Tip #2: Get hooked on a feeling.
How do you want your name to feel – bouncy, sharp, vast, bright, agile? As we explored in an earlier post, Swiffer is a perfect example of a name that mimics the product’s unique benefit. It’s built from “swift” to indicate speed and “sweeper” for its floor-cleaning abilities. Drop the “t” and it’s easier to say – with the added benefit of being an own-able, brand new word. Side note: it feels like a Taylor Swift X Swiffer brand collab is long overdue.
Tip #3: Paint a picture.
If you’re short on words, start with visual inspiration. Patagonia is a great example of a brand name that evokes specific imagery. In 1973, Chouinard Equipment chose the now-famous name for its clothing line. As written in this fascinating post about the origin story, “To most people, especially then, Patagonia was a name like Timbuktu or Shangri-La, far-off, interesting, not quite on the map. Patagonia brings to mind…romantic visions of glaciers tumbling into fjords, jagged windswept peaks, gauchos and condors.”
Tip #4: Mine your mission.
What do you hope to achieve? What’s your unique point of view? How does your approach differ? Your deeper motivations and true differentiators can provide good naming fodder. Before I had a name (for Pivot), I knew I would help entrepreneurs navigate change and define a new focal point for growth.

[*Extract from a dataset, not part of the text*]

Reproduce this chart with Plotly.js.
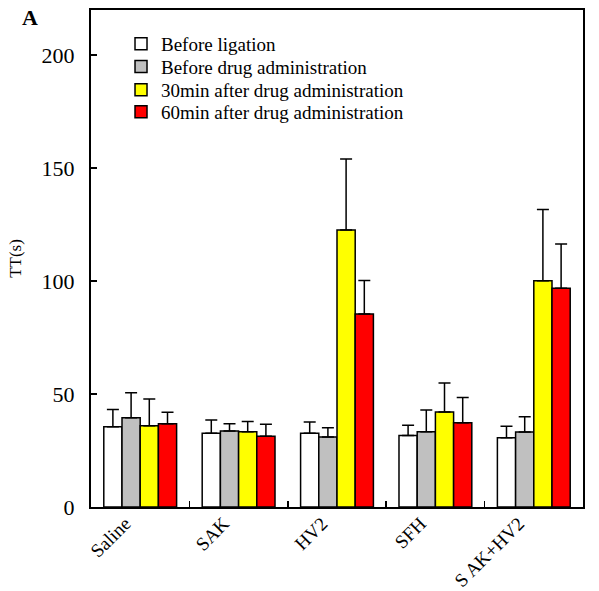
<!DOCTYPE html>
<html>
<head>
<meta charset="utf-8">
<script src="https://cdn.plot.ly/plotly-3.0.1.min.js"></script>
<style>html,body{margin:0;padding:0;background:#fff;}</style>
</head>
<body>
<div id="chart" style="width:599px;height:591px;"></div>
<script>
const categories = ["Saline", "SAK", "HV2", "SFH", "S AK+HV2"];
const seriesNames = ["Before ligation", "Before drug administration", "30min after drug administration", "60min after drug administration"];
const beforeLigation = [35.5, 32.6, 32.6, 31.6, 30.7];
const beforeLigationErr = [7.7, 5.9, 5.0, 4.6, 5.0];
const beforeDrug = [39.5, 33.6, 31.0, 33.3, 33.2];
const beforeDrugErr = [11.1, 3.3, 4.1, 9.6, 6.8];
const after30 = [36.0, 33.3, 122.6, 42.0, 100.1];
const after30Err = [11.8, 4.6, 31.4, 12.9, 31.6];
const after60 = [36.9, 31.3, 85.4, 37.3, 96.8];
const after60Err = [5.0, 5.3, 14.9, 11.2, 19.6];
const colors = ["#ffffff", "#c0c0c0", "#ffff00", "#ff0000"];

const vals = [beforeLigation, beforeDrug, after30, after60];
const errs = [beforeLigationErr, beforeDrugErr, after30Err, after60Err];
const legendIds = ["legend", "legend2", "legend3", "legend4"];
const legendY = [0.932, 0.886, 0.839, 0.795];

const traces = vals.map((v, i) => ({
  type: "bar",
  name: seriesNames[i],
  legend: legendIds[i],
  x: categories,
  y: v,
  marker: {color: colors[i], line: {color: "#000", width: 1.5}},
  error_y: {type: "data", symmetric: false, array: errs[i], arrayminus: v.map(() => 0), color: "#000", thickness: 1.5, width: 6}
}));

const layout = {
  width: 599, height: 591,
  margin: {l: 91, r: 16, t: 10, b: 84},
  paper_bgcolor: "#fff", plot_bgcolor: "#fff",
  font: {family: "Liberation Serif, Times New Roman, serif", color: "#000", size: 16},
  barmode: "group",
  bargap: 0.26,
  bargroupgap: 0,
  showlegend: true,
  xaxis: {
    type: "category",
    showline: true, linecolor: "#000", linewidth: 2, mirror: true,
    ticks: "inside", tickson: "boundaries", ticklen: 6, tickwidth: 1.5, tickcolor: "#000",
    tickangle: -45, tickfont: {size: 19}, ticklabelshift: -15, ticklabelstandoff: -4, showgrid: false, zeroline: false
  },
  yaxis: {
    range: [0, 220],
    tickvals: [0, 50, 100, 150, 200],
    showline: true, linecolor: "#000", linewidth: 2, mirror: true,
    ticks: "inside", ticklen: 6, tickwidth: 1.5, tickcolor: "#000",
    tickfont: {size: 22}, ticklabelstandoff: 10, showgrid: false, zeroline: false,
    title: {text: "TT(s)", font: {size: 17}, standoff: 16}
  },
  annotations: [{text: "<b>A</b>", xref: "paper", yref: "paper", x: -0.145, y: 0.985, xanchor: "left", yanchor: "middle", showarrow: false, font: {size: 22}}]
};
legendIds.forEach((id, i) => {
  layout[id] = {x: 0.061, y: legendY[i], xanchor: "left", yanchor: "middle", bgcolor: "rgba(0,0,0,0)", font: {size: 19}, itemwidth: 30};
});

Plotly.newPlot("chart", traces, layout, {displayModeBar: false, staticPlot: true});
</script>
</body>
</html>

For inspiration, your manifesto can be a great foundation for your name exploration. Here’s one we wrote for the Indianapolis Parks Foundation – before rebranding it as The Parks Alliance of Indianapolis. The word “alliance” invites others to share in “the transformational power of parks, because when our spaces are open and accessible, our city is too.”
Tip #5: Go wide, then go narrow.
Explore LOTS of options. This is the time to get out the thesaurus and go down rabbit holes. Revisit your photo archives and re-read your favorite authors—anything to fill your mind with words, images, sounds, and memories. Make lists of words, recombine them, and don’t be afraid to get a little weird with it.
Once you’ve done that, it’s time to make some cuts. Eliminate practically anything that doesn’t meet these criteria:
- Your name should be easy to say, spell (ideally), and recall.
- Shorter is better. You don’t want your name to be shortened to a meaningless acronym.
- Check to see if domain names and social handles are available.
- Conduct an online search – is anyone else using it in your service or product category?
- Make sure your new name isn’t offensive or conveying unintended meanings. (Ask around.)
Bonus Tip: Pick multiple winners and vet further.
Hedge your bets. Don’t just have one favorite; select at least two names that could work. Why? Your favorite name might be taken, so have your trademark attorney vet multiple options.